Halacha 6: If an invalid witness is found on a document with a number of signatures

  • If an invalid witness is found amongst the many signatures of witnesses on a document, then if there is testimony that they invalid witness was part of the intended group of witnesses then the document is invalid. If, however, no such testimony exists in the document is valid as we assume that the invalid witness signed on his own without being summoned to do so.


Halacha 7: If the first witness to sign was invalid

  • Even if the first witness to sign of the document was found to be an invalid witness, nonetheless we accept the document if there is no testimony that he was part of the original group of intended witnesses.


Halacha 8: A witness cannot become a judge in the case

  • Capital punishment cases: A witness to an event involving a case of capital punishment is invalid to serve also as a judge regarding that case.
  • Arguing for the guilt or innocence of the defendant: It is forbidden for him to argue on behalf of the case either for innocence or guilt.
  • Monetary cases: A witness to an event involving a monetary case is also invalid to serve as a judge regarding that case. Nonetheless, he may argue on behalf of the defendant either for guilt or innocence.
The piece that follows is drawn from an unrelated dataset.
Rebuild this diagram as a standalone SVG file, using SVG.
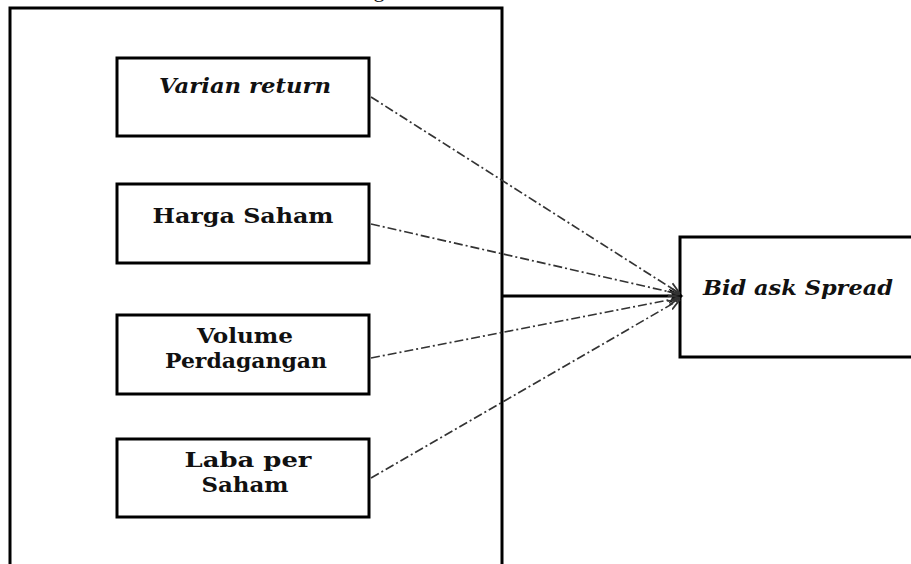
<svg xmlns="http://www.w3.org/2000/svg" width="911" height="564" viewBox="0 0 911 564">
<style>
.box{fill:#fff;stroke:#000;stroke-width:3}
.frame{fill:none;stroke:#000;stroke-width:3}
.lbl{font-family:"DejaVu Serif","Liberation Serif",serif;font-weight:bold;font-size:20px;fill:#111;text-anchor:middle}
.it{font-style:italic}
.dd{fill:none;stroke:#333;stroke-width:1.7;stroke-dasharray:9 3 2 3}
.solid{fill:none;stroke:#000;stroke-width:3}
</style>
<defs>
<marker id="ah" viewBox="0 0 10 10" refX="9" refY="5" markerWidth="5" markerHeight="5" orient="auto" markerUnits="strokeWidth">
<path d="M0,0 L10,5 L0,10 L3,5 Z" fill="#000"/>
</marker>
<marker id="ahs" viewBox="0 0 10 10" refX="9" refY="5" markerWidth="7" markerHeight="7" orient="auto" markerUnits="strokeWidth">
<path d="M0,1 L10,5 L0,9" fill="none" stroke="#333" stroke-width="1.5"/>
</marker>
</defs>
<rect width="911" height="564" fill="#fff"/>
<text x="379" y="-3" font-family="Liberation Serif,serif" font-size="22" fill="#111" text-anchor="middle">g</text>
<g id="frame">
<rect class="frame" x="10" y="8" width="492" height="600"/>
</g>
<g id="varian-return">
<rect class="box" x="117" y="58" width="252" height="78"/>
<text class="lbl it" x="245" y="93" textLength="172" lengthAdjust="spacingAndGlyphs">Varian return</text>
</g>
<g id="harga-saham">
<rect class="box" x="117" y="184" width="252" height="79"/>
<text class="lbl" x="243" y="223" textLength="181" lengthAdjust="spacingAndGlyphs">Harga Saham</text>
</g>
<g id="volume-perdagangan">
<rect class="box" x="117" y="315" width="252" height="79"/>
<text class="lbl" x="245" y="343" textLength="96" lengthAdjust="spacingAndGlyphs">Volume</text>
<text class="lbl" x="246" y="368" textLength="162" lengthAdjust="spacingAndGlyphs">Perdagangan</text>
</g>
<g id="laba-per-saham">
<rect class="box" x="117" y="439" width="252" height="78"/>
<text class="lbl" x="248" y="467" textLength="127" lengthAdjust="spacingAndGlyphs">Laba per</text>
<text class="lbl" x="245" y="492" textLength="87" lengthAdjust="spacingAndGlyphs">Saham</text>
</g>
<g id="bid-ask-spread">
<rect class="box" x="680" y="237" width="260" height="120"/>
<text class="lbl it" x="798" y="295" textLength="190" lengthAdjust="spacingAndGlyphs">Bid ask Spread</text>
</g>
<g id="connectors">
<line class="solid" x1="502" y1="296" x2="682" y2="296" marker-end="url(#ah)"/>
<line class="dd" x1="371" y1="97" x2="679" y2="293" marker-end="url(#ahs)"/>
<line class="dd" x1="371" y1="224" x2="679" y2="294" marker-end="url(#ahs)"/>
<line class="dd" x1="371" y1="358" x2="679" y2="298" marker-end="url(#ahs)"/>
<line class="dd" x1="371" y1="478" x2="679" y2="300" marker-end="url(#ahs)"/>
</g>
</svg>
Halacha 9: The law by cases in which testimony is not required

  • The above invalidation for a witness to serve as a judge in the tribunal only applies in scenarios in which witnesses are biblically required to establish the verdict. However, in those cases that testimonies is only Rabbinically required, then a witness can also serve as a judge of the tribunal.
  • For example, a person who brought a Get from overseas may testify that it was written and signed before him and then go ahead and serve on the tribunal which then gives the Get to the wife.